Pictures stay out of the copy; restate everything else in the material exactly.

**GIVEN INFORMATION**
▼

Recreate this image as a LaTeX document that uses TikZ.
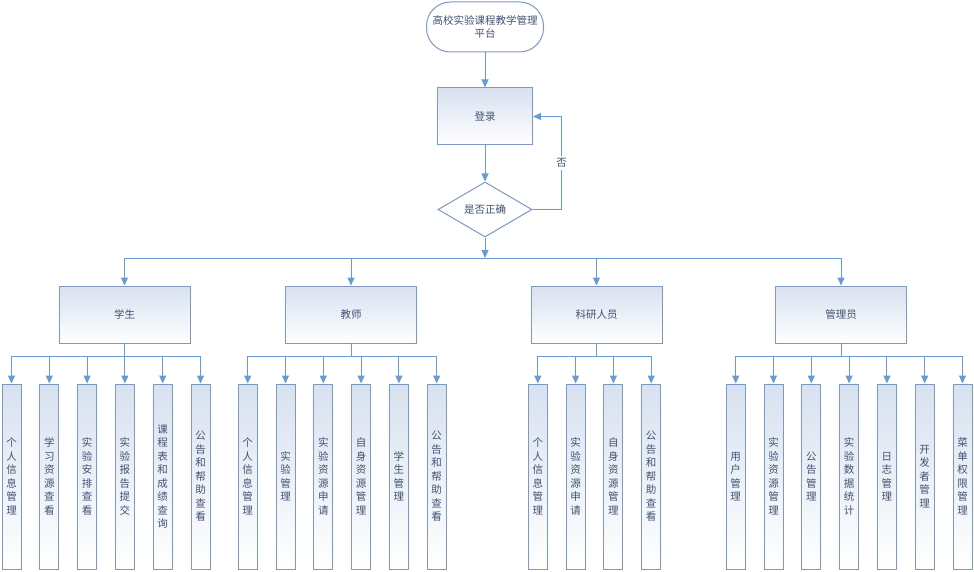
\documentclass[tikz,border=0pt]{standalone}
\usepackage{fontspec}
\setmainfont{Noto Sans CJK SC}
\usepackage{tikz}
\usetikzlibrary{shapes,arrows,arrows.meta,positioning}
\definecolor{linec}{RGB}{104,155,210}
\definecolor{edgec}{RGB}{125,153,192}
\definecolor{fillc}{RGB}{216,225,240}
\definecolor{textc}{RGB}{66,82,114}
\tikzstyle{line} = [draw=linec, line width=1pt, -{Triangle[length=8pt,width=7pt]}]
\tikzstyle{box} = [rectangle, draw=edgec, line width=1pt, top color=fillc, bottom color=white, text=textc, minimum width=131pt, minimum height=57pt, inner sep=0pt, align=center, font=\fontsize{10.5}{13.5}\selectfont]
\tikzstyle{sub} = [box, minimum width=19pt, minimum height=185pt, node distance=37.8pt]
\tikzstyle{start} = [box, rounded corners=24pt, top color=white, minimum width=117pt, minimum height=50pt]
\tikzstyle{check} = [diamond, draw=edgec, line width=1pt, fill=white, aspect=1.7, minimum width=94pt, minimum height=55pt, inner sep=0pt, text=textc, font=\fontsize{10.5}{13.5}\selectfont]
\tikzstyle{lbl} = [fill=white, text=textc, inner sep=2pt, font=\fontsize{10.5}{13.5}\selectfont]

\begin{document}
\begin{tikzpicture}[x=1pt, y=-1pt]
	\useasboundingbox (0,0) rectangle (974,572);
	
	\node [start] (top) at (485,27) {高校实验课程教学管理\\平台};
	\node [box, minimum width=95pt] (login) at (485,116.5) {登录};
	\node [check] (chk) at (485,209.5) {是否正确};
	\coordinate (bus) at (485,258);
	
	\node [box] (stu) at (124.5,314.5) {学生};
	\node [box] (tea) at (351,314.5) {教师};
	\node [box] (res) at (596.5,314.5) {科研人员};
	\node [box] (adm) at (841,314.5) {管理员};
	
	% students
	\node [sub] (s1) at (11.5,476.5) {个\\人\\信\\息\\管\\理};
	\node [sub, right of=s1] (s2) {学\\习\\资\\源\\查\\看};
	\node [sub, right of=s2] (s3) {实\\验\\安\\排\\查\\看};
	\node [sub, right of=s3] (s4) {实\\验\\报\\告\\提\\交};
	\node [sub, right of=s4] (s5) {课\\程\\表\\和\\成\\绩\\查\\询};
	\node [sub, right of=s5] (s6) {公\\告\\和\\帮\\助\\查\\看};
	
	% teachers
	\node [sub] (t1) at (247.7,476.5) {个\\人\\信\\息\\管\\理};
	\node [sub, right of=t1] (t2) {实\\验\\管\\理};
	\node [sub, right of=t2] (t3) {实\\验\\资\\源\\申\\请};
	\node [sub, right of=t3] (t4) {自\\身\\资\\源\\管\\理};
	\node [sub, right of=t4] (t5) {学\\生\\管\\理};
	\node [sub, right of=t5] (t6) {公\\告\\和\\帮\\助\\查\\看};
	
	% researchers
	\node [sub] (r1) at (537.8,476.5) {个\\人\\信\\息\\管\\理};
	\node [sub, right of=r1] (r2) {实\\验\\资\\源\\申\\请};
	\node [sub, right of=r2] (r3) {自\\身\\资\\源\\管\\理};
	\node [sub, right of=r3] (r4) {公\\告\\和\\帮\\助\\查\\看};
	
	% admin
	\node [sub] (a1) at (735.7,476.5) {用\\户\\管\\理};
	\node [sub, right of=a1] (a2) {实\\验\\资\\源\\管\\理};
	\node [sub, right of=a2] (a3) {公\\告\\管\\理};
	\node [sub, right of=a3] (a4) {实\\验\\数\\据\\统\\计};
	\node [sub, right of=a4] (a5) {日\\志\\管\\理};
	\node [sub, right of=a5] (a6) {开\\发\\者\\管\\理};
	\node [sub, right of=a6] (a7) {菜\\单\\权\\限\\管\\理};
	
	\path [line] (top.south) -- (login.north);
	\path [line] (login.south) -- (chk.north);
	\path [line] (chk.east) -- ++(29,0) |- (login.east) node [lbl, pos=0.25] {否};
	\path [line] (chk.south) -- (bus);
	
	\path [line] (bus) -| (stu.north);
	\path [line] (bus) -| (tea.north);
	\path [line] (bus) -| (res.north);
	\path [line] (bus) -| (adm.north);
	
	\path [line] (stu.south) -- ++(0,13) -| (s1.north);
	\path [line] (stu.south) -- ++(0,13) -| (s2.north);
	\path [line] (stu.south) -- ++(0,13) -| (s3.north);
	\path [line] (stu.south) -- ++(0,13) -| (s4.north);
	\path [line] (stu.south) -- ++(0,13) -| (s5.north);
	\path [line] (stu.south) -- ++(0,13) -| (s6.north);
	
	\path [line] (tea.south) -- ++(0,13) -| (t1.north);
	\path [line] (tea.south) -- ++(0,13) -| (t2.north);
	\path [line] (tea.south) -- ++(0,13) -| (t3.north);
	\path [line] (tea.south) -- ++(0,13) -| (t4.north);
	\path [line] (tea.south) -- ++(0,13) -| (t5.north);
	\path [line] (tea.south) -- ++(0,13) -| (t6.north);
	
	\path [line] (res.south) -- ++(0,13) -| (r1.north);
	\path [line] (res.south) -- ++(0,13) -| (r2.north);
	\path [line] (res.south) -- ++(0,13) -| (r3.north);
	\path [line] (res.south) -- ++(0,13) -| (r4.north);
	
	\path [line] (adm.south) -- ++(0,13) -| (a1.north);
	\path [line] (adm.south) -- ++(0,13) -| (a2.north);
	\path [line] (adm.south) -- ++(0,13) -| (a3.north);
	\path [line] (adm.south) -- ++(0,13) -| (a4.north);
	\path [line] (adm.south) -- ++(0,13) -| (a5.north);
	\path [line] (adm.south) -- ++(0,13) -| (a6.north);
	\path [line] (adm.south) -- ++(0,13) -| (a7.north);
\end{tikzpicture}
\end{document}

▲

**CORRECT RESULT**
Recreate this image as a LaTeX document that uses TikZ.
\documentclass[tikz,border=0pt]{standalone}
\usepackage{fontspec}
\setmainfont{Noto Sans CJK SC}
\usepackage{tikz}
\usetikzlibrary{shapes,arrows,arrows.meta,positioning}
\definecolor{linec}{RGB}{104,155,210}
\definecolor{edgec}{RGB}{125,153,192}
\definecolor{fillc}{RGB}{216,225,240}
\definecolor{textc}{RGB}{66,82,114}
\tikzstyle{line} = [draw=linec, line width=1pt, -{Triangle[length=8pt,width=7pt]}]
\tikzstyle{box} = [rectangle, draw=edgec, line width=1pt, top color=fillc, bottom color=white, text=textc, minimum width=131pt, minimum height=57pt, inner sep=0pt, align=center, font=\fontsize{10.5}{13.5}\selectfont]
\tikzstyle{sub} = [box, minimum width=19pt, minimum height=185pt, node distance=37.8pt]
\tikzstyle{start} = [box, rounded corners=24pt, top color=white, minimum width=117pt, minimum height=50pt]
\tikzstyle{check} = [diamond, draw=edgec, line width=1pt, fill=white, aspect=1.7, minimum width=94pt, minimum height=55pt, inner sep=0pt, text=textc, font=\fontsize{10.5}{13.5}\selectfont]
\tikzstyle{lbl} = [fill=white, text=textc, inner sep=2pt, font=\fontsize{10.5}{13.5}\selectfont]

\begin{document}
\begin{tikzpicture}[x=1pt, y=-1pt]
	\useasboundingbox (0,0) rectangle (974,572);
	
	\node [start] (top) at (485,27) {高校实验课程教学管理\\平台};
	\node [box, minimum width=95pt] (login) at (485,116.5) {登录};
	\node [check] (chk) at (485,209.5) {是否正确};
	\coordinate (bus) at (485,258);
	
	\node [box] (stu) at (124.5,314.5) {学生};
	\node [box] (tea) at (351,314.5) {教师};
	\node [box] (res) at (596.5,314.5) {科研人员};
	\node [box] (adm) at (841,314.5) {管理员};
	
	% students
	\node [sub] (s1) at (11.5,476.5) {个\\人\\信\\息\\管\\理};
	\node [sub, right of=s1] (s2) {学\\习\\资\\源\\查\\看};
	\node [sub, right of=s2] (s3) {实\\验\\安\\排\\查\\看};
	\node [sub, right of=s3] (s4) {实\\验\\报\\告\\提\\交};
	\node [sub, right of=s4] (s5) {课\\程\\表\\和\\成\\绩\\查\\询};
	\node [sub, right of=s5] (s6) {公\\告\\和\\帮\\助\\查\\看};
	
	% teachers
	\node [sub] (t1) at (247.7,476.5) {个\\人\\信\\息\\管\\理};
	\node [sub, right of=t1] (t2) {实\\验\\管\\理};
	\node [sub, right of=t2] (t3) {实\\验\\资\\源\\申\\请};
	\node [sub, right of=t3] (t4) {自\\身\\资\\源\\管\\理};
	\node [sub, right of=t4] (t5) {学\\生\\管\\理};
	\node [sub, right of=t5] (t6) {公\\告\\和\\帮\\助\\查\\看};
	
	% researchers
	\node [sub] (r1) at (537.8,476.5) {个\\人\\信\\息\\管\\理};
	\node [sub, right of=r1] (r2) {实\\验\\资\\源\\申\\请};
	\node [sub, right of=r2] (r3) {自\\身\\资\\源\\管\\理};
	\node [sub, right of=r3] (r4) {公\\告\\和\\帮\\助\\查\\看};
	
	% admin
	\node [sub] (a1) at (735.7,476.5) {用\\户\\管\\理};
	\node [sub, right of=a1] (a2) {实\\验\\资\\源\\管\\理};
	\node [sub, right of=a2] (a3) {公\\告\\管\\理};
	\node [sub, right of=a3] (a4) {实\\验\\数\\据\\统\\计};
	\node [sub, right of=a4] (a5) {日\\志\\管\\理};
	\node [sub, right of=a5] (a6) {开\\发\\者\\管\\理};
	\node [sub, right of=a6] (a7) {菜\\单\\权\\限\\管\\理};
	
	\path [line] (top.south) -- (login.north);
	\path [line] (login.south) -- (chk.north);
	\path [line] (chk.east) -- ++(29,0) |- (login.east) node [lbl, pos=0.25] {否};
	\path [line] (chk.south) -- (bus);
	
	\path [line] (bus) -| (stu.north);
	\path [line] (bus) -| (tea.north);
	\path [line] (bus) -| (res.north);
	\path [line] (bus) -| (adm.north);
	
	\path [line] (stu.south) -- ++(0,13) -| (s1.north);
	\path [line] (stu.south) -- ++(0,13) -| (s2.north);
	\path [line] (stu.south) -- ++(0,13) -| (s3.north);
	\path [line] (stu.south) -- ++(0,13) -| (s4.north);
	\path [line] (stu.south) -- ++(0,13) -| (s5.north);
	\path [line] (stu.south) -- ++(0,13) -| (s6.north);
	
	\path [line] (tea.south) -- ++(0,13) -| (t1.north);
	\path [line] (tea.south) -- ++(0,13) -| (t2.north);
	\path [line] (tea.south) -- ++(0,13) -| (t3.north);
	\path [line] (tea.south) -- ++(0,13) -| (t4.north);
	\path [line] (tea.south) -- ++(0,13) -| (t5.north);
	\path [line] (tea.south) -- ++(0,13) -| (t6.north);
	
	\path [line] (res.south) -- ++(0,13) -| (r1.north);
	\path [line] (res.south) -- ++(0,13) -| (r2.north);
	\path [line] (res.south) -- ++(0,13) -| (r3.north);
	\path [line] (res.south) -- ++(0,13) -| (r4.north);
	
	\path [line] (adm.south) -- ++(0,13) -| (a1.north);
	\path [line] (adm.south) -- ++(0,13) -| (a2.north);
	\path [line] (adm.south) -- ++(0,13) -| (a3.north);
	\path [line] (adm.south) -- ++(0,13) -| (a4.north);
	\path [line] (adm.south) -- ++(0,13) -| (a5.north);
	\path [line] (adm.south) -- ++(0,13) -| (a6.north);
	\path [line] (adm.south) -- ++(0,13) -| (a7.north);
\end{tikzpicture}
\end{document}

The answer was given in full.